Consumer Price Index

The Consumer Price Index (CPI) is a statistical concept and a key macroeconomic indicator that measures the average change over time in the prices paid by urban and rural consumers for a fixed basket of goods and services used for daily consumption. It is essentially a measure of retail inflation and the cost of living, reflecting the purchasing power of the Indian Rupee.

The CPI we use today, the CPI (Combined), was introduced by the Ministry of Statistics and Programme Implementation (MOSPI) in 2011-12 to unify separate indices for different population groups, such as the CPI for Urban Non-Manual Employees (CPI-UNME). This unified index was created to provide a single, comprehensive measure of inflation for the entire economy, which the earlier, fragmented indices did not reflect. The CPI is calculated by comparing the current price of a basket of roughly 300–450 goods and services to their price in a base year, which is currently 2012. The prices are collected monthly by field officers from the National Statistical Office (NSO) across over 1,100 villages and 1,100 towns.

The CPI is central to India's monetary policy, connecting directly to the Reserve Bank of India (RBI). The RBI officially adopted the CPI (Combined) as the key measure of inflation for all policy purposes in April 2014, replacing the earlier focus on the Wholesale Price Index (WPI). This adoption was based on the recommendations of the Urjit R. Patel Committee Report (2014). The CPI is the anchor for the Flexible Inflation Targeting (FIT) framework, which was formally adopted in May 2016 through an amendment to Section 45ZA of the RBI Act, 1934. Under this framework, the RBI's Monetary Policy Committee (MPC) is mandated to keep CPI inflation at 4% with a tolerance band of ±2% (i.e., 2%–6%).

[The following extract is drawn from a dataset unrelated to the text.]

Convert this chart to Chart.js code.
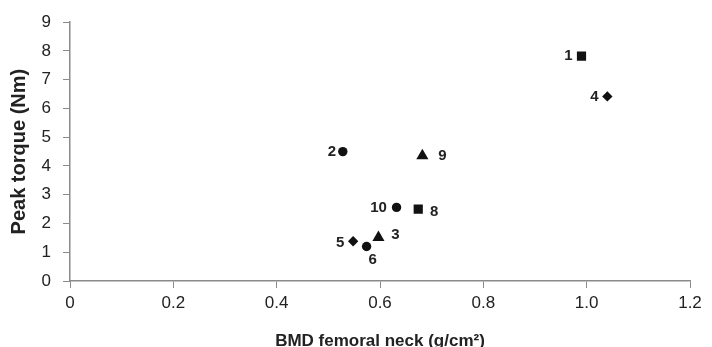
<!DOCTYPE html>
<html>
<head>
<meta charset="utf-8">
<script src="https://cdn.jsdelivr.net/npm/chart.js@4"></script>
<style>
  html, body { margin: 0; padding: 0; background: #fff; }
</style>
</head>
<body>
<canvas id="myChart" width="712" height="347"></canvas>
<script>
// subject ids, BMD femoral neck (g/cm2), peak torque (Nm), marker shape
const ids    = ['1', '2', '3', '4', '5', '6', '8', '9', '10'];
const bmd    = [0.99, 0.528, 0.597, 1.04, 0.548, 0.574, 0.674, 0.682, 0.632];
const torque = [7.82, 4.5, 1.51, 6.42, 1.38, 1.2, 2.5, 4.36, 2.56];
const shapes = ['rect', 'circle', 'triangle', 'rectRot', 'rectRot', 'circle', 'rect', 'triangle', 'circle'];

const xTicks = [0, 0.2, 0.4, 0.6, 0.8, 1, 1.2];
const yTicks = [0, 1, 2, 3, 4, 5, 6, 7, 8, 9];

// where each number sits relative to its marker (px)
const labelPlacement = {
  '1': [-13, 0], '2': [-11, 0], '3': [17, -3], '4': [-13, 0], '5': [-13, 2],
  '6': [6, 13], '8': [16, 3], '9': [20, 0], '10': [-18, 0]
};

const ctx = document.getElementById('myChart').getContext('2d');
const ink = '#111';
const axisGrey = '#8a8a8a';

const shapeSize = { rect: 6.5, circle: 4.7, triangle: 7, rectRot: 5.2 };
const datasets = ['rect', 'circle', 'triangle', 'rectRot'].map(s => ({
  data: ids.map((id, i) => ({ x: bmd[i], y: torque[i], id })).filter((d, i) => shapes[i] === s),
  pointStyle: s,
  pointRadius: shapeSize[s],
  backgroundColor: ink,
  borderColor: ink,
  borderWidth: 0,
  showLine: false
}));

const numberLabels = {
  id: 'numberLabels',
  afterDatasetsDraw(chart) {
    const c = chart.ctx;
    c.save();
    c.font = 'bold 15px "Liberation Sans", Arial, sans-serif';
    c.fillStyle = '#222';
    c.textAlign = 'center';
    c.textBaseline = 'middle';
    chart.data.datasets.forEach(ds => {
      ds.data.forEach(d => {
        const px = chart.scales.x.getPixelForValue(d.x);
        const py = chart.scales.y.getPixelForValue(d.y);
        const [dx, dy] = labelPlacement[d.id];
        c.fillText(d.id, px + dx, py + dy);
      });
    });
    c.restore();
  }
};

const tickFont = { family: '"Liberation Sans", Arial, sans-serif', size: 17 };
const fam = '"Liberation Sans", Arial, sans-serif';

const config = {
  type: 'scatter',
  data: { datasets },
  options: {
    responsive: false,
    animation: false,
    layout: { padding: { top: 17, right: 22, bottom: 0, left: 0 } },
    plugins: { legend: { display: false }, tooltip: { enabled: false } },
    scales: {
      x: {
        type: 'linear',
        min: 0, max: 1.2,
        afterBuildTicks: s => { s.ticks = xTicks.map(v => ({ value: v })); },
        afterFit: s => { s.height = 66; },
        grid: { drawOnChartArea: false, color: axisGrey, tickLength: 7 },
        border: { color: axisGrey, width: 1.5 },
        ticks: { font: tickFont, color: '#222', padding: 5, maxRotation: 0 },
        title: { display: true, text: 'BMD femoral neck (g/cm²)', font: { family: fam, size: 17, weight: 'bold' }, color: '#222', padding: { top: 0, bottom: -5 } }
      },
      y: {
        min: 0, max: 9,
        afterBuildTicks: s => { s.ticks = yTicks.map(v => ({ value: v })); },
        afterFit: s => { s.width = 70; },
        grid: { drawOnChartArea: false, color: axisGrey, tickLength: 7 },
        border: { color: axisGrey, width: 1.5 },
        ticks: { font: tickFont, color: '#222', padding: 12 },
        title: { display: true, text: 'Peak torque (Nm)', font: { family: fam, size: 20, weight: 'bold' }, color: '#222', padding: { top: 7, bottom: 0 } }
      }
    }
  },
  plugins: [numberLabels]
};

const myChart = new Chart(ctx, config);
</script>
</body>
</html>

While the CPI (Combined) is the headline measure, the separate indices like CPI for Industrial Workers (CPI-IW) and CPI for Agricultural Labourers (CPI-AL) are still compiled and published by the Labour Bureau for purposes like Dearness Allowance (DA) revision and wage fixation. A recent change is the ongoing revision of the CPI series, with the base year being shifted from 2012 to 2024, based on the Household Consumption Expenditure Survey 2023-24, to enhance coverage and representativeness.